The fishermen’s icehouse has become a coffeehouse with a tiny deck where bundled tourists gaggle and joke their way into friendships as they pursue their Ring Road adventure. They have come from Norway, Canada, China, the United States, and Germany to sip beer or coffee. At least that is what I glean from eavesdropping on their conversations. They have come to watch black-legged kittiwakes whirl and then settle onto nests tucked into black basaltic cliffs. They have come to eat cod cheeks and oatmeal cakes with rhubarb jam. They have come to walk through lichen-covered lava fields on a path from one village to the next. 

As a child, I played alone in our rural yard, an archaeologist of the ordinary, digging sticks into the dirt so richly brown and mica-flecked beneath the pelt of grass and dandelions. Occasionally I would visit a classmate in her neighborhood, the suburban developments that were taking over the dairy farms and the corn and tobacco fields of our town in the 1950s. Kids gathered in sandlots to play tag or hopscotch, or just to walk and talk beyond the gaze of adults. They were mostly good kids, plus a few bullies—but that bunch mostly hung around together to reinforce their badass credentials and left the rest of us alone. I found all of this hard to understand, how bands of kids in aimless pleasure played together. How they parted themselves into good kids and bad kids, kids to play with and kids to be scared of.
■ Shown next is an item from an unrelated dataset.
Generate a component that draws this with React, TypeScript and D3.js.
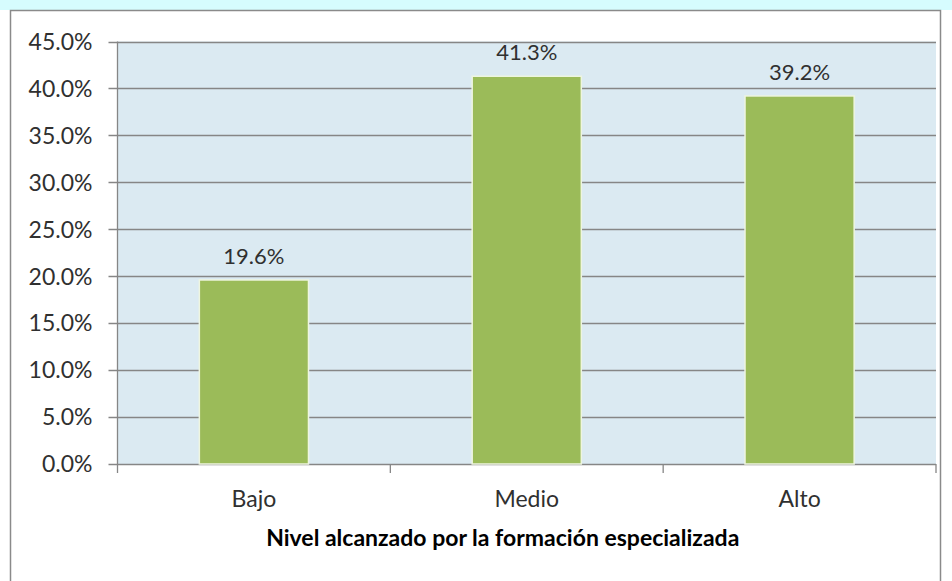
import React from "react";
import * as d3 from "d3";

const categories = ["Bajo", "Medio", "Alto"];
const values = [19.6, 41.3, 39.2];
const yTicks = [0, 5, 10, 15, 20, 25, 30, 35, 40, 45];
const xTitle = "Nivel alcanzado por la formación especializada";

const W = 952;
const H = 581;
const FONT = "Lato, 'Open Sans', sans-serif";

export default function App() {
  const left = 117.5;
  const right = 936;
  const top = 41.5;
  const bottom = 464;
  const x = d3.scaleBand<string>().domain(categories).range([left, right]).paddingInner(0.6).paddingOuter(0.3);
  const xb = d3.scaleBand<string>().domain(categories).range([left, right]);
  const y = d3.scaleLinear().domain([0, 45]).range([bottom, top]);
  const gridColor = "#868686";
  return (
    <svg width={W} height={H} style={{ position: "absolute", left: 0, top: 0, display: "block" }}>
      <rect x={0} y={0} width={W} height={H} fill="#ffffff" />
      <rect x={0} y={0} width={W} height={10} fill="#d6fcfe" />
      <rect x={10.5} y={10.5} width={930} height={H} fill="#ffffff" stroke="#8a8a8a" strokeWidth={1.5} />
      <rect x={left} y={top} width={right - left} height={bottom - top} fill="#dbeaf2" />
      {yTicks.map((t) => (
        <g key={t}>
          <line x1={left - 9} x2={right} y1={Math.round(y(t)) + 0.5} y2={Math.round(y(t)) + 0.5} stroke={gridColor} strokeWidth={1.3} />
          <text x={left - 25} y={y(t)} dy="0.36em" textAnchor="end" fontFamily={FONT} fontSize={23} fill="#303030">
            {t.toFixed(1)}%
          </text>
        </g>
      ))}
      <line x1={left} x2={left} y1={top} y2={bottom} stroke={gridColor} strokeWidth={1.3} />
      {[...categories.map((c) => xb(c) as number), right].map((p, i) => (
        <line key={i} x1={p} x2={p} y1={bottom} y2={bottom + 9} stroke={gridColor} strokeWidth={1.3} />
      ))}
      {categories.map((c, i) => (
        <g key={c}>
          <rect
            x={x(c)}
            y={y(values[i])}
            width={x.bandwidth()}
            height={bottom - y(values[i])}
            fill="#9bbb59"
            stroke="#eef5e0"
            strokeWidth={1.5}
          />
          <text
            x={(x(c) as number) + x.bandwidth() / 2}
            y={y(values[i]) - 16}
            textAnchor="middle"
            fontFamily={FONT}
            fontSize={22}
            fill="#303030"
          >
            {values[i].toFixed(1)}%
          </text>
          <text
            x={(xb(c) as number) + xb.bandwidth() / 2}
            y={bottom + 43}
            textAnchor="middle"
            fontFamily={FONT}
            fontSize={23}
            fill="#303030"
          >
            {c}
          </text>
        </g>
      ))}
      <text x={(left + right) / 2 - 24} y={546} textAnchor="middle" fontFamily={FONT} fontSize={23} fontWeight="bold" fill="#000">
        {xTitle}
      </text>
    </svg>
  );
}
It seemed there were rules—norms at least—but I did not know them. My family, artistic and egotistical, held itself aloof from the town. I knew about theater and show tunes and literature. I knew the names of trees and wildflowers. I did not know the games the other kids played. I hung back stuck in the strange unshakable feeling that I wanted to belong and did not know how. I didn’t feel better or worse than others. I just felt like myself, as I do sitting at a table for one on the deck of the icehouse café.

I’m headed for Siglufjordur, one of the northernmost villages in Iceland located less than twenty-five miles from the Arctic Circle, to visit the Herring Era Museum. The village was named the herring capital of the world in 1903. I am not sure who did the naming, though certainly not the same authority that named Black’s Harbour, New Brunswick, Canada, “the sardine capital of the world.” A sardine is a juvenile herring put in a can, so the two designations are synonymous. Lagos, Portugal, as well as Fez, Morocco, and Monterey, California, have all made similar claims. Perhaps the one truth is that wherever herring show up, they mean abundance to the people who fish them, and often as not a spike-and-collapse economy. Such is the rhythm between fishermen and herring.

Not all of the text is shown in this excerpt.